The task
Skip any picture you find and retype all the remaining lines exactly.

● ● ● ● ● ● ●

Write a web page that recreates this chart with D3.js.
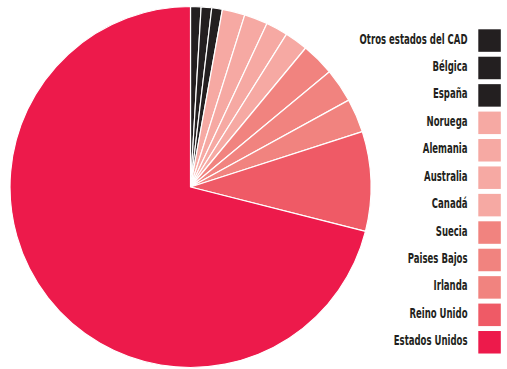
<!DOCTYPE html>
<html><head><meta charset="utf-8">
<script src="https://cdn.jsdelivr.net/npm/d3@7"></script>
<style>
html,body{margin:0;padding:0;background:#fff;}
svg{display:block;}
text{font-family:"DejaVu Sans Condensed","DejaVu Sans",sans-serif;font-weight:bold;font-stretch:condensed;}
</style></head>
<body>
<svg id="c" width="507" height="369"></svg>
<script>
const categories = ["Otros estados del CAD","Bélgica","España","Noruega","Alemania","Australia","Canadá","Suecia","Paises Bajos","Irlanda","Reino Unido","Estados Unidos"];
const values = [0.94,0.94,0.95,2.03,2.1,1.97,2.08,2.97,3.03,3.03,8.92,71.04];
const colors = ["#231f20","#231f20","#231f20","#f6a9a3","#f6a9a3","#f6a9a3","#f6a9a3","#f1837f","#f1837f","#f1837f","#ef5a66","#ed1a4b"];

const svg = d3.select("#c");
const cx = 190.5, cy = 187, r = 180.5;
const data = categories.map((c,i)=>({name:c,value:values[i],color:colors[i]}));
const pie = d3.pie().value(d=>d.value).sort(null);
const arc = d3.arc().innerRadius(0).outerRadius(r);
const g = svg.append("g").attr("transform",`translate(${cx},${cy})`);
g.selectAll("path").data(pie(data)).join("path")
  .attr("d",arc).attr("fill",d=>d.data.color)
  .attr("stroke","#fff").attr("stroke-width",1.2).attr("stroke-linejoin","round");

const y = d3.scaleBand().domain(categories).range([29.3, 29.3+27.04*12]).paddingInner(0.17).paddingOuter(0);
const lg = svg.append("g");
const row = lg.selectAll("g").data(data).join("g")
  .attr("transform",d=>`translate(0,${y(d.name)})`);
row.append("rect").attr("x",478.3).attr("y",0).attr("width",22.5).attr("height",22.5).attr("fill",d=>d.color);
const texts = row.append("g").attr("transform","translate(467.5,14.2)")
  .append("text").attr("x",0).attr("y",0)
  .attr("text-anchor","end").attr("fill","#231f20").attr("font-size",14.6).text(d=>d.name);
const w0 = texts.nodes()[0].getComputedTextLength();
const sx = 108 / w0;
texts.attr("transform",`scale(${sx},1)`);
</script>
</body></html>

● ● ● ● ● ● ●

Response below
Write a web page that recreates this chart with D3.js.
<!DOCTYPE html>
<html><head><meta charset="utf-8">
<script src="https://cdn.jsdelivr.net/npm/d3@7"></script>
<style>
html,body{margin:0;padding:0;background:#fff;}
svg{display:block;}
text{font-family:"DejaVu Sans Condensed","DejaVu Sans",sans-serif;font-weight:bold;font-stretch:condensed;}
</style></head>
<body>
<svg id="c" width="507" height="369"></svg>
<script>
const categories = ["Otros estados del CAD","Bélgica","España","Noruega","Alemania","Australia","Canadá","Suecia","Paises Bajos","Irlanda","Reino Unido","Estados Unidos"];
const values = [0.94,0.94,0.95,2.03,2.1,1.97,2.08,2.97,3.03,3.03,8.92,71.04];
const colors = ["#231f20","#231f20","#231f20","#f6a9a3","#f6a9a3","#f6a9a3","#f6a9a3","#f1837f","#f1837f","#f1837f","#ef5a66","#ed1a4b"];

const svg = d3.select("#c");
const cx = 190.5, cy = 187, r = 180.5;
const data = categories.map((c,i)=>({name:c,value:values[i],color:colors[i]}));
const pie = d3.pie().value(d=>d.value).sort(null);
const arc = d3.arc().innerRadius(0).outerRadius(r);
const g = svg.append("g").attr("transform",`translate(${cx},${cy})`);
g.selectAll("path").data(pie(data)).join("path")
  .attr("d",arc).attr("fill",d=>d.data.color)
  .attr("stroke","#fff").attr("stroke-width",1.2).attr("stroke-linejoin","round");

const y = d3.scaleBand().domain(categories).range([29.3, 29.3+27.04*12]).paddingInner(0.17).paddingOuter(0);
const lg = svg.append("g");
const row = lg.selectAll("g").data(data).join("g")
  .attr("transform",d=>`translate(0,${y(d.name)})`);
row.append("rect").attr("x",478.3).attr("y",0).attr("width",22.5).attr("height",22.5).attr("fill",d=>d.color);
const texts = row.append("g").attr("transform","translate(467.5,14.2)")
  .append("text").attr("x",0).attr("y",0)
  .attr("text-anchor","end").attr("fill","#231f20").attr("font-size",14.6).text(d=>d.name);
const w0 = texts.nodes()[0].getComputedTextLength();
const sx = 108 / w0;
texts.attr("transform",`scale(${sx},1)`);
</script>
</body></html>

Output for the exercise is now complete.